Little Brown, 226 pages, $28

ERNEST Hemingway has a lot to answer for, not the least of which is prose of a clipped, lean, staccato manner that seems perfectly suited to narratives about war written by war veterans.

Newcomer Kevin Powers' The Yellow Birds is one such novel, and like many in the genre -- Johnny Got His Gun, Going After Cacciato -- it is at once harrowing and deeply sad.

The time is the present, the place America, the story that of a young GI who has fought in Iraq and returned home, having seen his close buddy, Murph, among others, brutally killed.

The experience has hardened John Bartle, to the point where much of his narrative seems a deliberate turning away from itself to other things: the sheen of dew on leaves, the hue of night skies, the sounds of birds.

This is typical: "I was still quite drunk and my head was foggy. I went behind the bar and found a whisky bottle. I sat on the floor and looked out the window and drank the rest of the whisky."

An Iraq War vet himself, Powers employs this flat, hard prose, which is a kind of denial through minimalism. The Hemingway of Big Two-Hearted River could not have etched this better. What is not said is more important than what is said.

War novels often switch between two scenarios, combat and relief: the former documenting brutality, stupidity and death; the latter showing young soldiers at rest -- smoking cigarettes, bathing in rivers, carrying on at brothels and bars.

The Yellow Birds, Powers' debut, is little different: when the soldiers are not killing the enemy (hajji), or being killed by them, they're at rest, chatting, smoking, trying not to dwell on dismemberment and death. Trying not to think of the inevitable.

The combat scenes are gruesome: limbs, blood, confusion, stench, screaming, vomit, panic. Soldiers are blown up; women and children gunned down.

It's with relief that the narrative relapses to scenes in the United States, where Bartle wrestles with civilian life after serving his tour of duty: "The usual had become remarkable, the remarkable boring, and toward whatever came in between I felt only a listless confusion."

He's carrying a heavy burden. Just before he and Murph left there was a farewell party. At it Murph's mother begged him to return her son safely, and he foolishly promised her, "I'll bring him home to you."

So Bartle is tortured. Bad enough to witness killing and chaos in Iraq. He dreams about but cannot shake free of it; wakes with his hand clutched around an imaginary rifle barrel. But added to that is the guilt of this promise. He let Murph down; he let Murph's mom down and chastises himself for it: "failed at the one good thing you could have done, the one person you promised would live is dead."

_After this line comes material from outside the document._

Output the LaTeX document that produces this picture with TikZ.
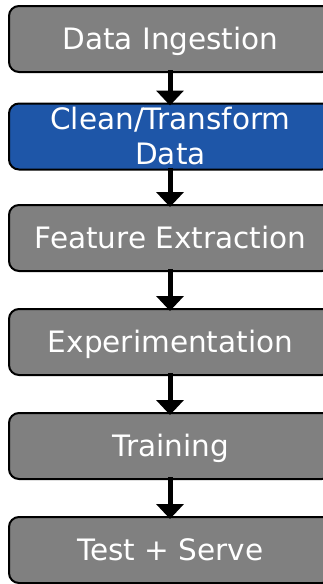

He's accused of lying about the way Murph died, and then incarcerated for his actions. His life unravels, in scenes as pathetic as those of boys dying in Iraq, to which the only response is to turn away and vomit.

In the end he does not seek forgiveness, but something far less poignant: "If I could not forget, then I could hope to be forgotten."

War is hell has been the constant theme of war fiction from Generals Die in Bed to The Things They Carried. What's striking about The Yellow Birds is that it shows how that hell carries on, even when you make it back to home, haunted, disintegrating, with little hope of being a whole human being ever again.

Winnipeg writer Wayne Tefs' new book, On the Fly, a chronicle of the Jets past season, will be released in the fall.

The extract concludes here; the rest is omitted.